Renzi, imitando con dieci anni di ritardo l'uomo che ha distrutto il laburismo inglese, Tony Blair, afferma esplicitamente che "il liberismo è di sinistra", parla di "merito" come chiave del successo personale e collettivo - lui, politico figli di politici che nella vita non ha mai fatto altro che il politico - e ha già chiarito quali sarà la sua linea di condotta nei temi che contano, quelli economici e sociali (il resto, rottamazioni, inciuci, larghe o strette intese, diritti civili, sono tutti temi agitati per tenere occupati i gonzi ma non hanno nessuna importanza): altre privatizzazioni, ulteriori tagli allo Stato sociale con la scusa degli sprechi (scommettete che i privilegiati tali rimarranno?), acquiscienza sostanziale alle politiche di austerità europee con relativa affannosa ricerca di fondi da passare ai creditori di Bruxelles e Berlino, magari - come ha già annunciato -  tagliando le pensioni e mandando a casa qualche centinaia di migliaia di pubblici dipendenti. 

Intendiamoci: il Pd, legato a doppio filo all'Europa della finanza, queste politiche le persegue da anni. Ma i Bersani e gli Epifani almeno fingevano di avere ancora qualcosa di sinistra. Renzi, dicendo che il liberismo è di sinistra, salta a piè pari il problema. Va però detto con chiarezza che sia nella teoria economica che nelle storia economica degli ultimi decenni, il liberismo e il libero scambismo senza regole hanno sono stati sì fattori di crescita, ma dei profitti dei grandi industriali, finanzieri e speculatori, mentre hanno sempre ridotto il potere di acquisto delle masse, borghesia inclusa; hanno innescato grandi bolle che una volte esplose hanno provocato recessioni come quella del 29 e l'attuale; hanno demolito lo Stato sociale, con grandi vantaggi per i gruppi privati che si sono assicurati la gestione di beni e servizi pubblici ma creando grandi difficoltà alla maggioranza della popolazione. 
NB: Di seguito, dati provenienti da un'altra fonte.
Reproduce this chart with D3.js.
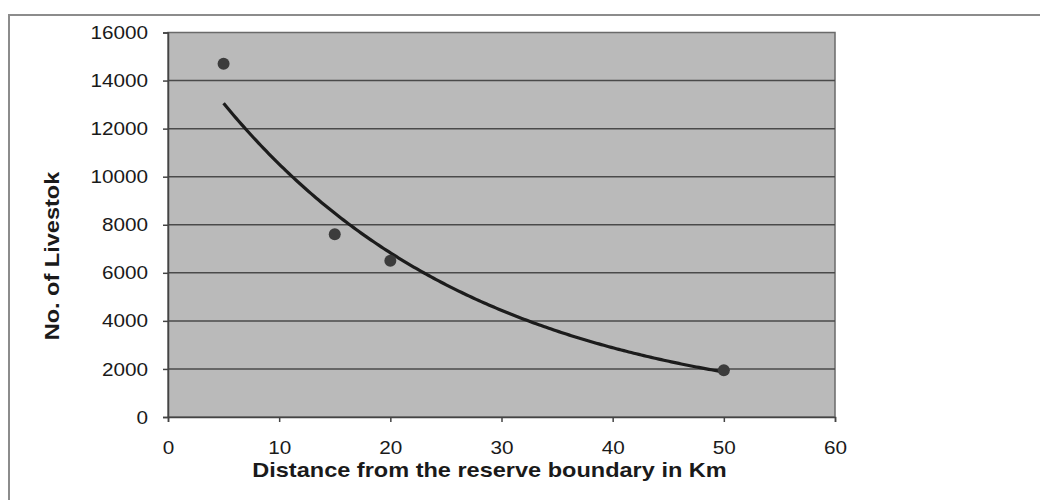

Insomma, se per destra e sinistra - come insegnava Norberto Bobbio - si intendono due tendenze contrapposte (la prima privilegia il valore della libertà anche a costo di creare disuguaglianza, la seconda quello della giustizia sociale, anche a costo di limitare la libertà), e io non vedo altro modo di intenderle (lasciamo perdere la cosiddetta destra sociale o corporativista da cui discende anche il fascismo: è un discorso a parte) non ci sono dubbi: Renzi è di destra e il Pd, che lo ha eletto suo segretario con quasi due terzi di preferenze, di sinistra non ha più un bel niente. Neppure la maschera.